You might say that I’ve become a “professional” substitute teacher as it’s something I’ve been called upon to do quite often throughout my teaching career in Thailand. At Kajonkietsuksa School, my primary role for the first several years I worked there was as a Lower Primary Reading teacher. The format of the Reading lessons meant that there were usually two teachers in the classroom at a time – I would work with the homeroom teacher. Because of this, I could (and would) be asked to help out when other teachers fell ill or were called away (on visa runs, for example).
I quite liked the substitute lessons as they tended to break up my routine and gave me confidence as I increased my teaching skills. As there was often little time to prepare I learnt how to enter a classroom and pick up where the regular teacher had left off. That usually meant a quick glance at a student’s notebook and anything else that might prove helpful. Usually a lesson plan couldn’t be found! Yes, I enjoyed that and always felt good afterwards. Strange but true: the kids in Thailand seem to pay more attention to the substitute than their regular instructor (quite the opposite from in the States!).
At Kajonkiet, I proved quite reliable – my supervisors found that I rarely said “no” and that I always tried to do the best lesson I could. Occasionally, I would be double-booked and that created a bit of confusion and stress at times. But overall it was a great learning experience.
During my first school year working at ECC I had Wednesdays off at Piboonsawasdee School. That meant that I was available for substitutions one day per week (and occasionally did more). That meant that I would be teaching in different schools rather than just different classrooms. That brings the experience to an entirely different level. While the kids act the same at all the schools, I find the scariest thing is simply finding the classrooms I would be teaching in. You can’t rely on signs above the doors (many don’t have them at all – those that do are printed in Thai only so I had to learn to read Thai numbers); at one school, one of my lessons was actually in the Science Lab rather than in a regular classroom. Most of the schools are a complete maze and sometimes there is no logical numbering system to the rooms.
I’ve also done a number of in-house substitutions which means teaching small groups or one-on-one lessons at ECC’s language school at Central Festival Mall.

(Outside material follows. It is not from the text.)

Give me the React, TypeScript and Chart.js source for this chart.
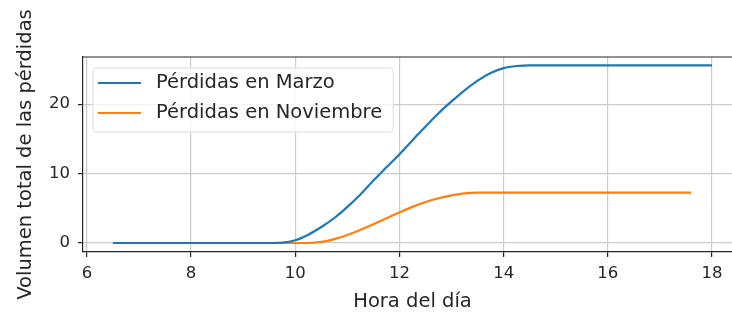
import React, { useEffect, useRef } from "react";
import { Chart, registerables } from "chart.js";

Chart.register(...registerables);

const marzoHoras = [6.5, 7, 7.5, 8, 8.5, 9, 9.5, 9.75, 10, 10.25, 10.5, 10.75, 11, 11.25, 11.5, 11.75, 12, 12.25, 12.5, 12.75, 13, 13.25, 13.5, 13.75, 14, 14.25, 14.5, 15, 16, 17, 18];
const marzoValores = [0, 0, 0, 0, 0, 0, 0, 0.05, 0.4, 1.2, 2.3, 3.6, 5.2, 7.0, 9.0, 10.9, 12.8, 14.8, 16.8, 18.7, 20.4, 22.0, 23.4, 24.5, 25.2, 25.5, 25.6, 25.6, 25.6, 25.6, 25.6];

const noviembreHoras = [6.6, 7, 8, 9, 10, 10.25, 10.5, 10.75, 11, 11.25, 11.5, 11.75, 12, 12.25, 12.5, 12.75, 13, 13.25, 13.5, 14, 15, 16, 17, 17.6];
const noviembreValores = [0, 0, 0, 0, 0, 0, 0.15, 0.55, 1.15, 1.9, 2.7, 3.55, 4.4, 5.2, 5.9, 6.45, 6.85, 7.15, 7.25, 7.25, 7.25, 7.25, 7.25, 7.25];

const xTicks = [6, 8, 10, 12, 14, 16, 18];
const yTicks = [0, 10, 20];

const serieLabels = ["Pérdidas en Marzo", "Pérdidas en Noviembre"];
const serieColors = ["#1f77b4", "#ff7f0e"];

const FONT = "'DejaVu Sans', sans-serif";
const TEXT = "#262626";
const AXIS = "#262626";
const GRID = "#cbcbcb";
const TICK_SIZE = 16.5;
const LABEL_SIZE = 19.5;

const framePlugin = {
  id: "frameAndLegend",
  afterDatasetsDraw(chart: any) {
    const { ctx, chartArea } = chart;
    ctx.save();
    ctx.strokeStyle = AXIS;
    ctx.lineWidth = 1.2;
    ctx.beginPath();
    ctx.moveTo(chartArea.left, chartArea.top);
    ctx.lineTo(chartArea.right, chartArea.top);
    ctx.lineTo(chartArea.right, chartArea.bottom);
    ctx.stroke();

    const ds = chart.data.datasets;
    ctx.font = `${LABEL_SIZE}px ${FONT}`;
    const boxX = chartArea.left + 10;
    const boxY = chartArea.top + 11;
    const textX = boxX + 63;
    let maxW = 0;
    ds.forEach((d: any) => {
      maxW = Math.max(maxW, ctx.measureText(d.label).width);
    });
    const boxW = textX - boxX + maxW + 11;
    const boxH = 64;
    const r = 3;
    ctx.beginPath();
    ctx.moveTo(boxX + r, boxY);
    ctx.lineTo(boxX + boxW - r, boxY);
    ctx.arcTo(boxX + boxW, boxY, boxX + boxW, boxY + r, r);
    ctx.lineTo(boxX + boxW, boxY + boxH - r);
    ctx.arcTo(boxX + boxW, boxY + boxH, boxX + boxW - r, boxY + boxH, r);
    ctx.lineTo(boxX + r, boxY + boxH);
    ctx.arcTo(boxX, boxY + boxH, boxX, boxY + boxH - r, r);
    ctx.lineTo(boxX, boxY + r);
    ctx.arcTo(boxX, boxY, boxX + r, boxY, r);
    ctx.closePath();
    ctx.fillStyle = "rgba(255,255,255,0.8)";
    ctx.fill();
    ctx.strokeStyle = "#dcdcdc";
    ctx.lineWidth = 1;
    ctx.stroke();

    ds.forEach((d: any, i: number) => {
      const cy = boxY + 15 + i * 30;
      ctx.strokeStyle = d.borderColor;
      ctx.lineWidth = 2.2;
      ctx.beginPath();
      ctx.moveTo(boxX + 5, cy);
      ctx.lineTo(boxX + 48, cy);
      ctx.stroke();
      ctx.fillStyle = TEXT;
      ctx.textAlign = "left";
      ctx.textBaseline = "middle";
      ctx.fillText(d.label, textX, cy);
    });
    ctx.restore();
  },
};

export default function App() {
  const ref = useRef<HTMLCanvasElement | null>(null);

  useEffect(() => {
    if (!ref.current) return;
    const chart = new Chart(ref.current, {
      type: "line",
      data: {
        datasets: [
          {
            label: serieLabels[0],
            data: marzoHoras.map((h, i) => ({ x: h, y: marzoValores[i] })),
            borderColor: serieColors[0],
            backgroundColor: serieColors[0],
            borderWidth: 2.2,
            pointRadius: 0,
            cubicInterpolationMode: "monotone",
            fill: false,
          },
          {
            label: serieLabels[1],
            data: noviembreHoras.map((h, i) => ({ x: h, y: noviembreValores[i] })),
            borderColor: serieColors[1],
            backgroundColor: serieColors[1],
            borderWidth: 2.2,
            pointRadius: 0,
            cubicInterpolationMode: "monotone",
            fill: false,
          },
        ],
      },
      options: {
        responsive: false,
        animation: false,
        devicePixelRatio: 1,
        layout: { padding: { top: 57, right: 8, bottom: 0, left: 0 } },
        plugins: { legend: { display: false }, tooltip: { enabled: false } },
        scales: {
          x: {
            type: "linear",
            min: 5.925,
            max: 18.575,
            grid: { color: GRID, lineWidth: 1.2, tickLength: 5, tickColor: AXIS, tickWidth: 1.2 },
            border: { color: AXIS, width: 1.2 },
            ticks: { padding: 7, color: TEXT, font: { family: FONT, size: TICK_SIZE } },
            title: {
              display: true,
              text: "Hora del día",
              color: TEXT,
              font: { family: FONT, size: LABEL_SIZE },
              padding: { top: 0, bottom: 0 },
            },
            afterBuildTicks: (s: any) => {
              s.ticks = xTicks.map((v) => ({ value: v }));
            },
            afterFit: (s: any) => {
              s.height = 62;
            },
          },
          y: {
            type: "linear",
            min: -1.3,
            max: 26.8,
            grid: { color: GRID, lineWidth: 1.2, tickLength: 5, tickColor: AXIS, tickWidth: 1.2 },
            border: { color: AXIS, width: 1.2 },
            ticks: { padding: 8, color: TEXT, font: { family: FONT, size: TICK_SIZE } },
            title: {
              display: true,
              text: "Volumen total de las pérdidas",
              color: TEXT,
              font: { family: FONT, size: LABEL_SIZE },
              padding: { top: 14, bottom: 0 },
            },
            afterBuildTicks: (s: any) => {
              s.ticks = yTicks.map((v) => ({ value: v }));
            },
            afterFit: (s: any) => {
              s.width = 83;
            },
          },
        },
      },
      plugins: [framePlugin],
    } as any);
    return () => chart.destroy();
  }, []);

  return (
    <div
      style={{
        position: "fixed",
        left: 0,
        top: 0,
        width: 732,
        height: 314,
        overflow: "hidden",
        background: "#fff",
      }}
    >
      <canvas ref={ref} width={750} height={314} style={{ display: "block" }} />
    </div>
  );
}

I’m usually asked to fill-in for these with a day or so of advance notice. Once or twice, I’ve arrived at the school early to prepare for my regular in-house lesson (well, mostly to do a bit of online computer work) to find that another teacher hasn’t arrived for one reason or another.
“Can you teach a class right now?” the slightly panicked branch manager asked me as I approached the entrance a couple of Saturdays ago. “What book are they using? Where exactly are they in the book?” was my answer. I don’t know who I’m trying to satisfy more – my employers or the kids – but I wouldn’t think of not helping out. (Well, perhaps I would admit that I wouldn’t be able to teach Chinese, Japanese, or German if asked to substitute for one of those teachers!) This particular lesson was a Phonics class and I flipped through the book while walking to the classroom and plunged right in upon opening the door.
In all of my substitutions, I’ve only had one lesson fall flat (and I’ve only been teaching for a little over five years). It was the aforementioned Phonics class that seemed somewhat less of a success. The lesson itself went well but as an extension I asked the children to color various items in their workbook representing the sound they’d just learnt. The three boys gleefully took to the task without a problem. But the sweet little girl (I’d guess she was three or four years old) turned suddenly into a little monster. She kept dumping the canisters of colored pencils upon the floor and when the boys and myself tried to pick them up she would turn off the light in the room. Then she started kicking the pencils under the door into the hallway. I tried everything I could think up but just couldn’t reel her in; this went on for perhaps twenty minutes. Exhausting and a bit frustrating. But humorous at the same time. . .
At any rate, hopefully I haven’t lost my touch. I’ll be teaching the P2 and P1 students at Wat Kajonrangset about animals in the zoo. I’ll post an update and let on how it went.
One thought on “On Substitutions”
I absolutely love your blog. I just saw your post about Kajonkietsuksa School in Thailand. I just got a position there and would love to learn more about your experience! The job description sounds perfect but I have noticed some negative reviews about the school online. What are your thoughts? Is everyone treated with respect? How high stress is the position? Please let me know your thoughts 🙂 Thanks for your help.